The yield on the 10-year U.S. Treasury note fell three basis points to 1.74 percent before the government sells $35 billion of five-year notes.
Oil declined 0.9 percent to $91 a barrel in New York and Brent crude fell for a second day in London after Iran agreed to grant access to United Nations nuclear inspectors ahead of an international summit in Baghdad today.
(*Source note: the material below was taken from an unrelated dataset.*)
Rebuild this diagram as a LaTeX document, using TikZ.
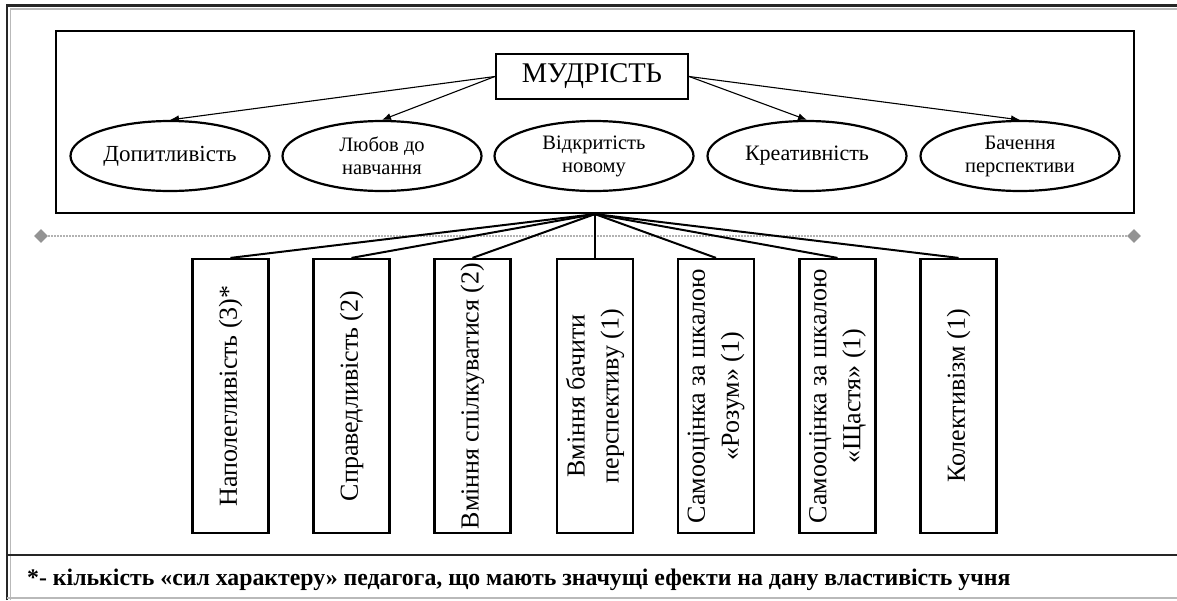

The deal gives the International Atomic Energy Agency access to the nation’s Parchin military complex, IAEA head Yukiya Amano said yesterday.
The S&P GSCI gauge of 24 commodities slumped 1 percent to the lowest since Dec. 20. Cotton fell as much as 3.2 percent to 72.14 cents a pound, the lowest price since February 2010. Raw sugar dropped as much as 1.4 percent to 19.53 cents a pound, the lowest since August 2010.
The MSCI Emerging Markets Index declined 2 percent to a five-month low on a closing basis. Benchmark gauges in Taiwan, Thailand, Turkey, Poland and Hungary retreated more than 1.7 percent. Utilities helped lead Russia’s Micex Index 3 percent lower as President Vladimir Putin added companies to a list of strategic assets that precludes their privatization.